Di antara perbuatan yang bertentangan dengan akidah bara` terhadap orang-orang kafir adalah bersekutu dengan mereka melawan orang-orang Islam, maksud bersekutu di sini adalah menolong, membantu dan mendukung orang-orang kafir melawan kaum muslimin, bergabung dengan orang-orang kafir, membela mereka dengan harta, pedang dan pena. Ini adalah kekufuran, bertentangan dengan iman.

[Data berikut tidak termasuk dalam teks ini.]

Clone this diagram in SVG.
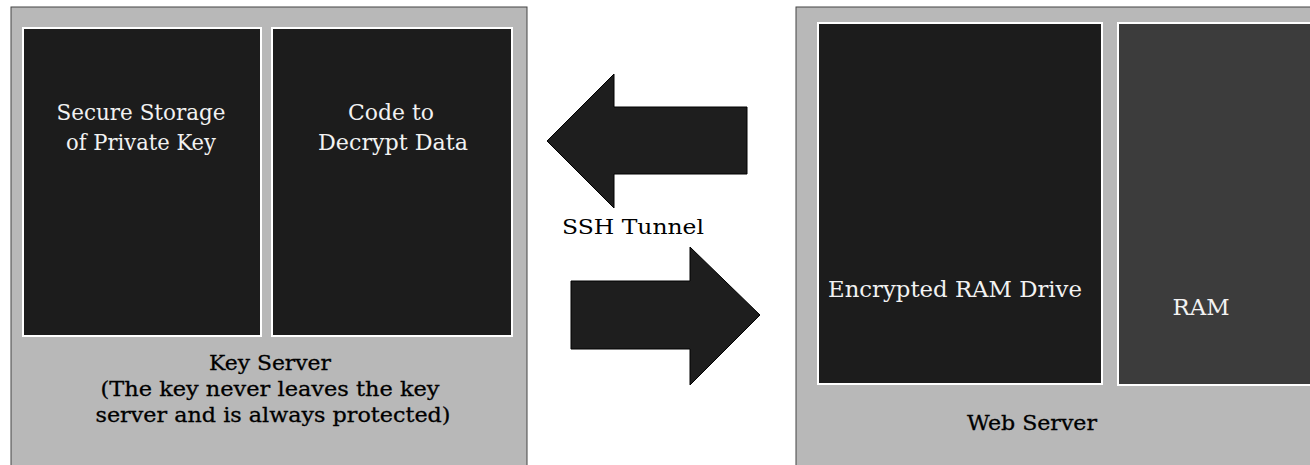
<svg xmlns="http://www.w3.org/2000/svg" width="1310" height="465" viewBox="0 0 1310 465">
<style>
.outer{fill:#b8b8b8;stroke:#444;stroke-width:1}
.inner{fill:#1c1c1c;stroke:#ffffff;stroke-width:2}
.ram{fill:#3c3c3c;stroke:#ffffff;stroke-width:2}
.arrow{fill:#1e1e1e;stroke:#000;stroke-width:1}
.lt{font-family:"DejaVu Serif","Liberation Serif",serif;font-size:23px;fill:#f2f2f2;text-anchor:middle}
.dt{font-family:"DejaVu Serif","Liberation Serif",serif;font-size:21px;fill:#000;text-anchor:middle;stroke:#000;stroke-width:0.3}
</style>
<rect width="1310" height="465" fill="#ffffff"/>
<g id="key-server">
<rect class="outer" x="11" y="7" width="516" height="462"/>
<text class="dt" x="270" y="370" textLength="122" lengthAdjust="spacingAndGlyphs">Key Server</text>
<text class="dt" x="270" y="396" textLength="339" lengthAdjust="spacingAndGlyphs">(The key never leaves the key</text>
<text class="dt" x="273" y="422" textLength="355" lengthAdjust="spacingAndGlyphs">server and is always protected)</text>
</g>
<g id="secure-storage">
<rect class="inner" x="23" y="28" width="238" height="308"/>
<text class="lt" x="141" y="120" textLength="169" lengthAdjust="spacingAndGlyphs">Secure Storage</text>
<text class="lt" x="141" y="150" textLength="150" lengthAdjust="spacingAndGlyphs">of Private Key</text>
</g>
<g id="decrypt-code">
<rect class="inner" x="272" y="28" width="240" height="308"/>
<text class="lt" x="391" y="120" textLength="86" lengthAdjust="spacingAndGlyphs">Code to</text>
<text class="lt" x="393" y="150" textLength="150" lengthAdjust="spacingAndGlyphs">Decrypt Data</text>
</g>
<g id="web-server">
<rect class="outer" x="796" y="7" width="520" height="462"/>
<text class="dt" x="1032" y="430" textLength="130" lengthAdjust="spacingAndGlyphs">Web Server</text>
</g>
<g id="encrypted-ram-drive">
<rect class="inner" x="818" y="23" width="284" height="361"/>
<text class="lt" x="955" y="297" textLength="254" lengthAdjust="spacingAndGlyphs">Encrypted RAM Drive</text>
</g>
<g id="ram">
<rect class="ram" x="1118" y="23" width="200" height="362"/>
<text class="lt" x="1201" y="315" textLength="57" lengthAdjust="spacingAndGlyphs">RAM</text>
</g>
<g id="connectors">
<polygon class="arrow" points="547,141 614,74 614,107 747,107 747,174 614,174 614,208"/>
<polygon class="arrow" points="571,281 690,281 690,247 760,315 690,385 690,349 571,349"/>
<text x="633" y="234" textLength="142" lengthAdjust="spacingAndGlyphs" style="font-family:'DejaVu Serif','Liberation Serif',serif;font-size:21px;fill:#000;text-anchor:middle">SSH Tunnel</text>
</g>
</svg>
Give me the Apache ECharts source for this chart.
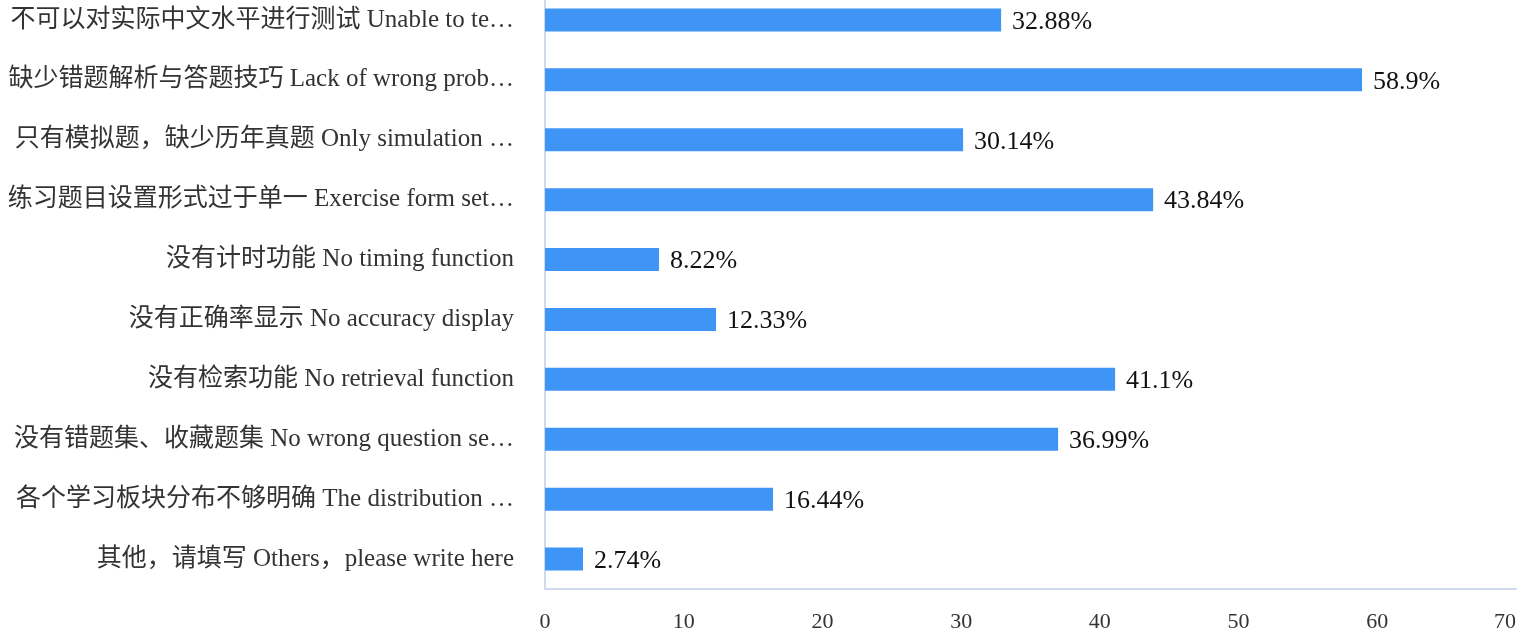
<!DOCTYPE html>
<html><head><meta charset="utf-8">
<script src="https://cdn.jsdelivr.net/npm/echarts@6/dist/echarts.min.js"></script>
<style>html,body{margin:0;padding:0;background:#fff}#c{width:1522px;height:632px}</style>
</head><body><div id="c"></div>
<script>
const categories = [
  "不可以对实际中文水平进行测试 Unable to te…",
  "缺少错题解析与答题技巧 Lack of wrong prob…",
  "只有模拟题，缺少历年真题 Only simulation …",
  "练习题目设置形式过于单一 Exercise form set…",
  "没有计时功能 No timing function",
  "没有正确率显示 No accuracy display",
  "没有检索功能 No retrieval function",
  "没有错题集、收藏题集 No wrong question se…",
  "各个学习板块分布不够明确 The distribution …",
  "其他，请填写 Others，please write here"
];
const values = [32.88, 58.9, 30.14, 43.84, 8.22, 12.33, 41.1, 36.99, 16.44, 2.74];
const xTicks = [0, 10, 20, 30, 40, 50, 60, 70];

const FONT = '"Liberation Serif", "Noto Sans CJK SC", serif';
const chart = echarts.init(document.getElementById('c'));
chart.setOption({
  animation: false,
  grid: { left: 545, right: 6, top: -10, bottom: 43, containLabel: false, outerBoundsMode: 'none' },
  xAxis: {
    type: 'value', min: xTicks[0], max: xTicks[xTicks.length - 1], interval: 10,
    splitLine: { show: false },
    axisLine: { show: true, onZero: false, lineStyle: { color: '#d0daee', width: 2 } },
    axisTick: { show: false },
    axisLabel: { color: '#333', fontSize: 22, fontFamily: FONT, margin: 22, alignMaxLabel: 'right' }
  },
  yAxis: {
    type: 'category', inverse: true, data: categories,
    axisLine: { show: true, lineStyle: { color: '#d0daee', width: 2 } },
    axisTick: { show: false },
    axisLabel: { color: '#333', fontSize: 25, fontFamily: FONT, margin: 31 }
  },
  series: [{
    type: 'bar', data: values, barWidth: 23,
    itemStyle: { color: '#3f95f6' },
    label: {
      show: true, position: 'right', distance: 11, offset: [0, 2],
      color: '#111', fontSize: 26, fontFamily: FONT,
      formatter: p => p.value + '%'
    }
  }]
});
</script></body></html>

Perbuatan ini oleh sebagian ulama disebut dengan at-tawalli atau al-muwalah, walaupun sebagain ulama membedakan di antara keduanya, namun yang lebih dekat adalah ‘at-tawalli’ berarti ‘al-muwalah’. Sebagaimana muwalah kepada orang-orang kafir memiliki cabang-cabang yang berbeda-beda, di antaranya ada yang mengeluarkan dari agama seperti muwalah mutlak kepada mereka, ada pula yang di bawah itu, maka bertawalli kepada orang-orang kafir adalah sama dengan bermuwalah kepada mereka, ada tawalli mutlak sempurna yang bertentangan dengan iman secara keseluruhan, ada pula tingkatan-tingkatan di bawah itu.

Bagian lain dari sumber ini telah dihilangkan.